Camera manufacturers created a vast range of cameras aimed at amateurs and enthusiasts in the 1960s, 70s and early 80s that have truly stood the test of time. They have little in the way of finicky electronics that can go wrong; if the batteries powering the light meter run out they can still take pictures (like the Olympus OM-1 or Pentax MX) and you could use a digital camera as a separate lightmeter to check exposures or even attempt the Sunny 16 rule.

All the big photography giants that continue to dominate the scene today – Canon, Nikon, Olympus and Pentax – made cameras that make this grade. They were joined by a host of other makers who have faded to obscurity.

You can find a decent reliable camera inbetween £50.00 – £100.00 (or $80 – $150.00 if you’re reading this in the States). Back in 2000, when I decided to learn photography from the very basics, I bought an old Praktica MTL 5B. It’s an East German SLR built in the early 1980s. It uses screw-mount lenses, a universal mount also used by the likes of Pentax, Zenit, Chinon and many, many other manufacturers. I already had a Canon autofocus camera with a zoom lens – for the next six months that stayed in the drawer, and I burned through a bunch of rolls. It was trial and error and there were a fair few failures along the way. But it’s from here that I really developed.
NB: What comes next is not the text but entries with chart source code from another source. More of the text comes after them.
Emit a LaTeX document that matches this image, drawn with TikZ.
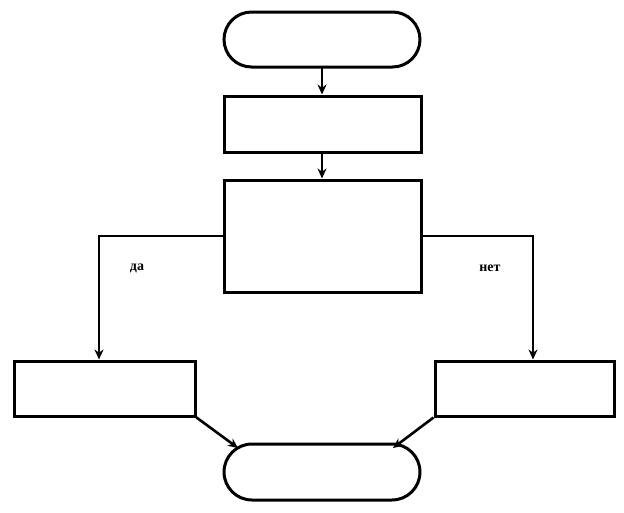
\documentclass[tikz,border=0pt]{standalone}
\usepackage{fontspec}
\setmainfont{Liberation Serif}
\usetikzlibrary{arrows.meta}
\begin{document}
\begin{tikzpicture}[x=1pt,y=-1pt,
  blk/.style={draw=black,line width=3pt,fill=white,inner sep=0pt},
  conn/.style={draw=black,line width=2.6pt,-{Stealth[length=10pt,width=9pt]}},
  lbl/.style={font=\bfseries\fontsize{14}{16}\selectfont}]
\useasboundingbox[fill=white] (0,0) rectangle (624,512);
\draw[blk,rounded corners=27.5pt] (224,12) rectangle (420,67);
\coordinate (t1b) at (322,67);
\node[blk,minimum width=197pt,minimum height=56pt] (b1) at (322.5,124) {};
\node[blk,minimum width=197pt,minimum height=112pt] (b2) at (322.5,236) {};
\node[blk,minimum width=181pt,minimum height=55pt] (bl) at (104.5,388.5) {};
\node[blk,minimum width=179pt,minimum height=55pt] (br) at (524.5,388.5) {};
\draw[blk,rounded corners=28pt] (224,444) rectangle (420,500);
\coordinate (t2l) at (238,448);
\coordinate (t2r) at (393,448);
\draw[conn] (t1b) -- (b1.north -| t1b);
\draw[conn] (b1.south -| t1b) -- (b2.north -| t1b);
\draw[conn] (b2.west) -- (99,236) -- (bl.north -| 99,0);
\draw[conn] (b2.east) -- (533,236) -- (br.north -| 533,0);
\draw[conn] (bl.south east) -- (t2l);
\draw[conn] (br.south west) -- (t2r);
\node[lbl] (yes) at (137,268) {да};
\node[lbl] (no) at (490,268) {нет};
\end{tikzpicture}
\end{document}
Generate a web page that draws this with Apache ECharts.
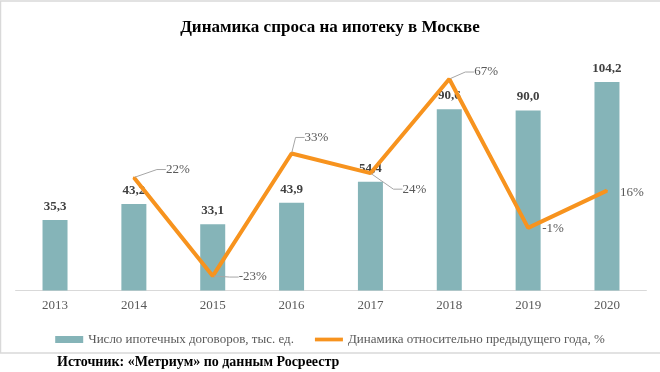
<!DOCTYPE html>
<html>
<head>
<meta charset="utf-8">
<script src="https://cdn.jsdelivr.net/npm/echarts@6/dist/echarts.min.js"></script>
<style>html,body{margin:0;padding:0;background:#fff}#c{width:660px;height:372px}</style>
</head>
<body>
<div id="c"></div>
<script>
const years = ['2013','2014','2015','2016','2017','2018','2019','2020'];
const contracts = [35.3, 43.2, 33.1, 43.9, 54.4, 90.6, 90.0, 104.2];
const growth = [null, 22, -23, 33, 24, 67, -1, 16];
const barName = 'Число ипотечных договоров, тыс. ед.';
const lineName = 'Динамика относительно предыдущего года, %';

const FONT = '"Liberation Serif", "Times New Roman", serif';
// label offsets for the line labels (layout only)
const lineLabelShift = {
  1: [26, -8, true], 2: [20, 1, true], 3: [7, -16, true], 4: [26, 16, true],
  5: [19, -7, true], 6: [8, 1, false], 7: [7, 2, false]
};

const chart = echarts.init(document.getElementById('c'));
chart.setOption({
  animation: false,
  textStyle: { fontFamily: FONT },
  title: [
    { text: 'Динамика спроса на ипотеку в Москве', left: 'center', top: 19, padding: 0,
      textStyle: { fontFamily: FONT, fontSize: 17, fontWeight: 'bold', color: '#000' } },
    { text: 'Источник: «Метриум» по данным Росреестр', left: 57, top: 355, padding: 0,
      textStyle: { fontFamily: FONT, fontSize: 14, fontWeight: 'bold', color: '#000' } }
  ],
  graphic: [
    { type: 'rect', shape: { x: 0.5, y: 1, width: 720, height: 352 }, silent: true, z: -10,
      style: { fill: 'none', stroke: '#d9d9d9', lineWidth: 1.5 } }
  ],
  legend: {
    top: 328, left: 'center', itemGap: 21, itemWidth: 28, itemHeight: 7,
    textStyle: { fontFamily: FONT, fontSize: 13, color: '#595959' },
    data: [
      { name: barName, icon: 'rect' },
      { name: lineName, icon: 'path://M0 0H30V4H0Z' }
    ]
  },
  grid: { left: 15.6, right: 13.6, top: 40.5, bottom: 81.5 },
  xAxis: {
    type: 'category', data: years,
    axisLine: { lineStyle: { color: '#d9d9d9', width: 1 } },
    axisTick: { show: false },
    axisLabel: { fontFamily: FONT, fontSize: 13, color: '#595959', margin: 9 }
  },
  yAxis: [
    { type: 'value', min: 0, max: 125, show: false, splitLine: { show: false } },
    { type: 'value', min: -29.6, max: 84.6, show: false, splitLine: { show: false } }
  ],
  series: [
    {
      name: barName, type: 'bar', data: contracts, barWidth: 25,
      itemStyle: { color: '#85B4B8' },
      label: {
        show: true, position: 'top', distance: 7,
        fontFamily: FONT, fontSize: 13, fontWeight: 'bold', color: '#404040',
        formatter: p => p.value.toFixed(1).replace('.', ',')
      }
    },
    {
      name: lineName, type: 'line', yAxisIndex: 1, z: 5,
      data: growth.map((v, i) => ({
        value: v,
        labelLine: { show: lineLabelShift[i] ? lineLabelShift[i][2] : false }
      })),
      symbol: 'circle', symbolSize: 2, showSymbol: true,
      lineStyle: { color: '#F7931E', width: 4 },
      itemStyle: { color: '#F7931E' },
      label: {
        show: true, position: 'right', distance: 5,
        fontFamily: FONT, fontSize: 13, color: '#595959',
        formatter: p => p.value + '%'
      },
      labelLine: { show: true, length2: 9, lineStyle: { color: '#a6a6a6', width: 1 } },
      labelLayout: p => {
        const s = lineLabelShift[p.dataIndex];
        return s ? { dx: s[0], dy: s[1] } : {};
      }
    }
  ]
});
</script>
</body>
</html>
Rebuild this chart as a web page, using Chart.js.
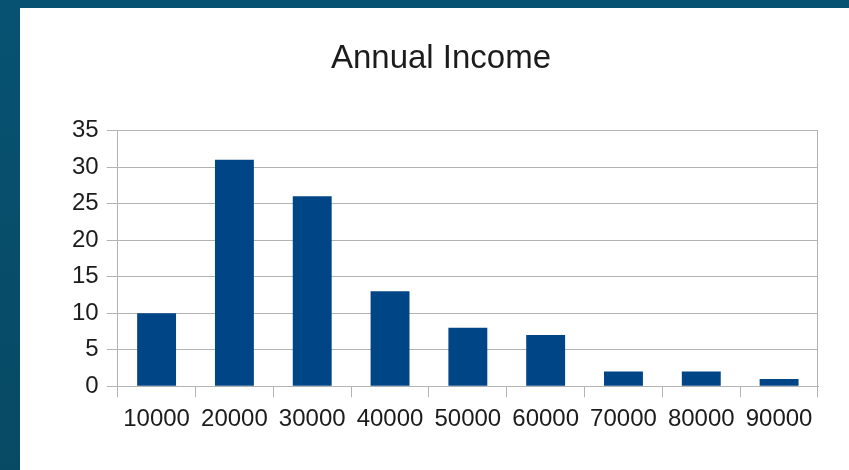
<!DOCTYPE html>
<html>
<head>
<meta charset="utf-8">
<script src="https://cdn.jsdelivr.net/npm/chart.js@4/dist/chart.umd.min.js"></script>
<style>
html,body{margin:0;padding:0;background:#0a4e6c;overflow:hidden;}
canvas{display:block;}
</style>
</head>
<body>
<canvas id="c" width="849" height="470"></canvas>
<script>
const categories = ["10000","20000","30000","40000","50000","60000","70000","80000","90000"];
const counts = [10, 31, 26, 13, 8, 7, 2, 2, 1];
const yTicks = [0, 5, 10, 15, 20, 25, 30, 35];
const chartTitle = "Annual Income";

const GRID = '#b3b3b3';
const TEXT = '#1c1c1c';
const FONT = "'Liberation Sans', Arial, sans-serif";

const bgPlugin = {
  id: 'bg',
  beforeDraw(chart) {
    const ctx = chart.ctx;
    ctx.save();
    const g = ctx.createLinearGradient(0, 0, 0, chart.height);
    g.addColorStop(0, '#075272');
    g.addColorStop(1, '#074a64');
    ctx.fillStyle = g;
    ctx.fillRect(0, 0, chart.width, chart.height);
    ctx.fillStyle = '#ffffff';
    ctx.fillRect(20, 8, chart.width - 20, chart.height - 8);
    ctx.restore();
  }
};

new Chart(document.getElementById('c'), {
  type: 'bar',
  data: {
    labels: categories,
    datasets: [{
      data: counts,
      backgroundColor: '#004586',
      borderWidth: 0,
      categoryPercentage: 1.0,
      barPercentage: 0.5
    }]
  },
  plugins: [bgPlugin],
  options: {
    responsive: false,
    devicePixelRatio: 1,
    animation: false,
    layout: { padding: { left: 64, right: 31, top: 8, bottom: 28 } },
    plugins: {
      legend: { display: false },
      tooltip: { enabled: false },
      title: {
        display: true,
        text: chartTitle,
        color: TEXT,
        font: { family: FONT, size: 33, weight: 'normal' },
        padding: { top: 31, bottom: 52 }
      }
    },
    scales: {
      x: {
        grid: {
          offset: true,
          drawOnChartArea: true,
          color: (c) => (c.index === undefined) ? GRID : 'rgba(0,0,0,0)',
          tickColor: GRID,
          tickLength: 11,
          lineWidth: 1
        },
        border: { display: true, color: GRID },
        ticks: {
          color: TEXT,
          font: { family: FONT, size: 24 },
          padding: 8,
          maxRotation: 0,
          autoSkip: false
        }
      },
      y: {
        min: 0,
        max: 35,
        afterBuildTicks: (axis) => { axis.ticks = yTicks.map(v => ({ value: v })); },
        grid: {
          color: GRID,
          tickColor: GRID,
          tickLength: 11,
          lineWidth: 1
        },
        border: { display: true, color: GRID },
        ticks: {
          color: TEXT,
          font: { family: FONT, size: 24 },
          padding: 8
        }
      }
    }
  }
});
</script>
</body>
</html>
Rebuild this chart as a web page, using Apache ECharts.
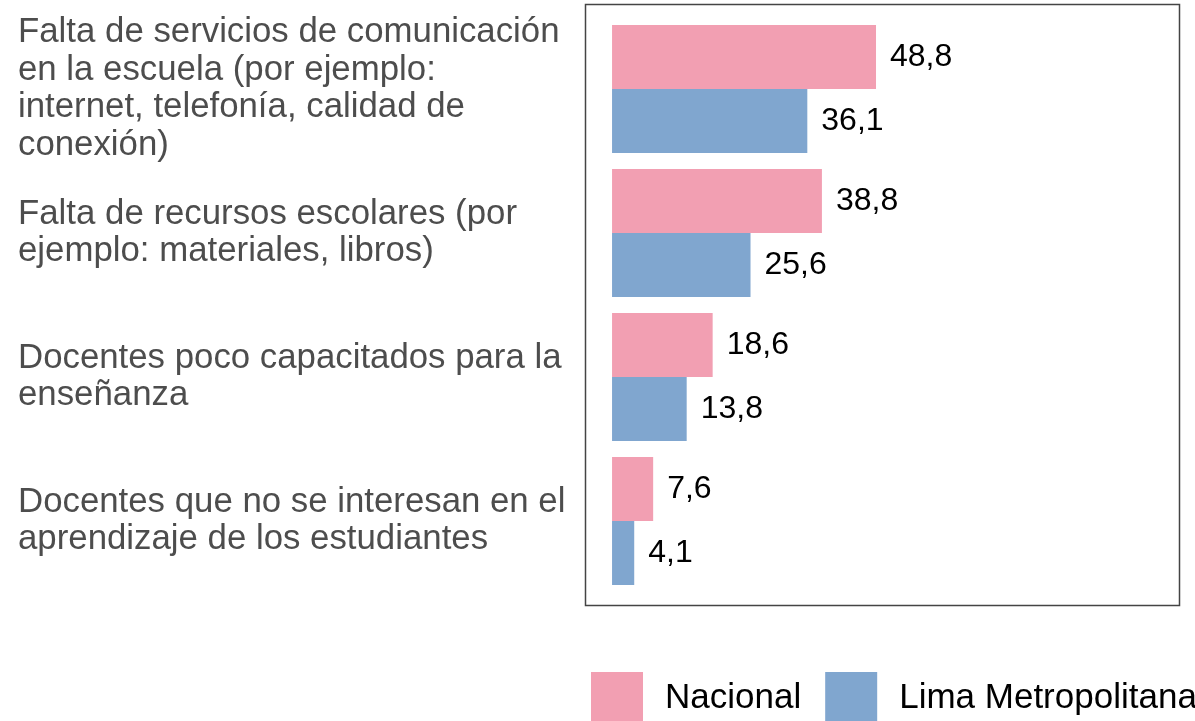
<!DOCTYPE html>
<html>
<head>
<meta charset="utf-8">
<script src="https://cdn.jsdelivr.net/npm/echarts@6/dist/echarts.min.js"></script>
<style>
  html, body { margin: 0; padding: 0; background: #fff; }
  #chart { width: 1195px; height: 721px; }
</style>
</head>
<body>
<div id="chart"></div>
<script>
// Problem categories (top to bottom), wrapped as displayed
const categories = [
  'Falta de servicios de comunicación\nen la escuela (por ejemplo:\ninternet, telefonía, calidad de\nconexión)',
  'Falta de recursos escolares (por\nejemplo: materiales, libros)',
  'Docentes poco capacitados para la\nenseñanza',
  'Docentes que no se interesan en el\naprendizaje de los estudiantes'
];
const seriesNames = ['Nacional', 'Lima Metropolitana'];
const nacional = [48.8, 38.8, 18.6, 7.6];
const limaMetropolitana = [36.1, 25.6, 13.8, 4.1];

const FONT = "'Liberation Sans', Arial, sans-serif";
const fmt = p => p.value.toFixed(1).replace('.', ',');

const chart = echarts.init(document.getElementById('chart'), null, { renderer: 'canvas' });

const labelStyle = {
  show: true,
  position: 'right',
  distance: 14,
  color: '#000',
  fontSize: 32,
  fontFamily: FONT,
  formatter: fmt
};

chart.setOption({
  animation: false,
  backgroundColor: '#fff',
  grid: { left: 585, right: 15, top: 17, bottom: 128, containLabel: false },
  xAxis: {
    type: 'value',
    min: -5,
    max: 105,
    show: false
  },
  yAxis: {
    type: 'category',
    data: categories,
    inverse: true,
    axisLine: { show: false },
    axisTick: { show: false },
    splitLine: { show: false },
    axisLabel: {
      align: 'left',
      margin: 567,
      color: '#4d4d4d',
      fontSize: 34.8,
      lineHeight: 37.5,
      fontFamily: FONT
    }
  },
  legend: {
    data: seriesNames,
    left: 591,
    top: 672,
    width: 660,
    padding: 0,
    itemWidth: 52,
    itemHeight: 52,
    itemGap: 24,
    icon: 'rect',
    textStyle: {
      color: '#000',
      fontSize: 35,
      fontFamily: FONT,
      padding: [8, 0, 0, 17]
    }
  },
  graphic: [{
    type: 'rect',
    shape: { x: 585.5, y: 4.5, width: 594, height: 601 },
    style: { fill: 'none', stroke: '#444', lineWidth: 1.5 },
    silent: true,
    z: 10
  }],
  series: [
    {
      name: seriesNames[0],
      type: 'bar',
      data: nacional,
      barWidth: 64,
      barGap: '0%',
      itemStyle: { color: '#F29FB2' },
      label: labelStyle
    },
    {
      name: seriesNames[1],
      type: 'bar',
      data: limaMetropolitana,
      barWidth: 64,
      barGap: '0%',
      itemStyle: { color: '#80A6CF' },
      label: labelStyle
    }
  ]
});
</script>
</body>
</html>
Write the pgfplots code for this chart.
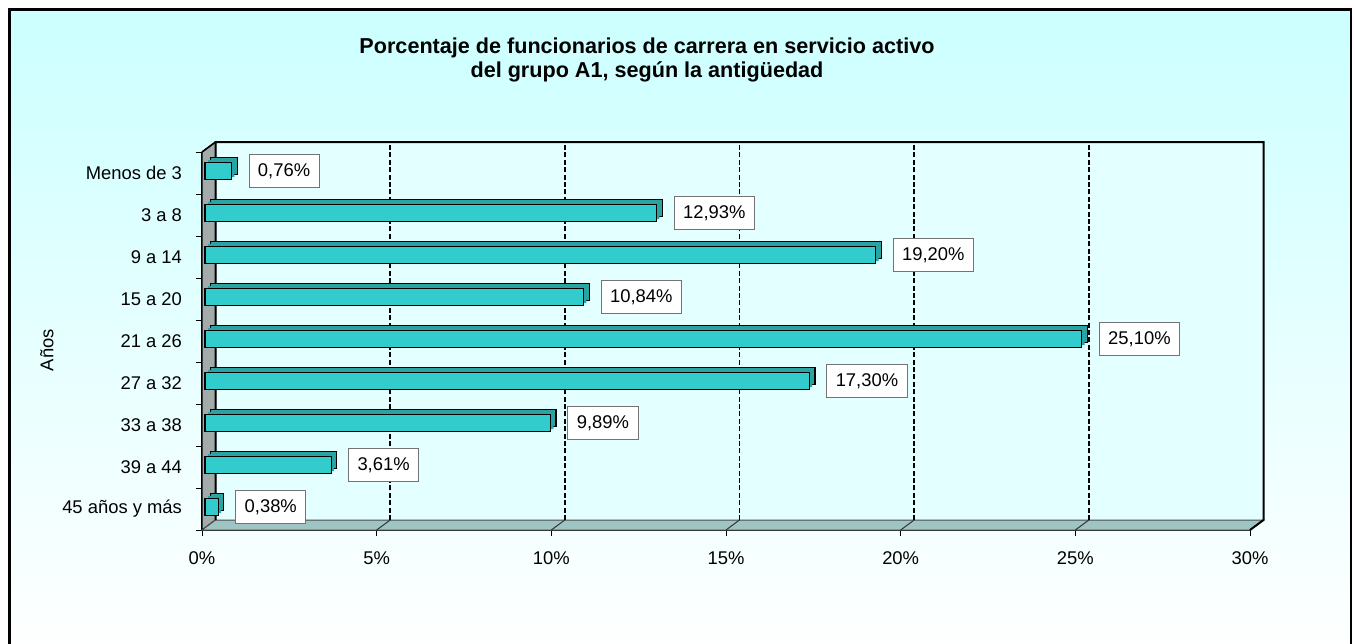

Snoop around eBay, visit thrift store, ask if anyone’s got an old film camera they no longer want, and check out any local camera store still stocking used gear – that’s where you’re most likely to find gear that’s been given a once over and with at least a few months’ warranty.

There are dozens of models of cheap SLRs you should be able to snap up for a reasonable price – including cheap Eastern Bloc models like the Praktica MTL 50 or 70s/80s Japanese classics like the Olympus OM-2OM-1,  Minolta X700 or Pentax MX.

If money’s burning a hole in your pocket, spend that on film and developing. Wait to buy that Leica when you’ve won the lottery – and learned a lot about shooting film in the meantime.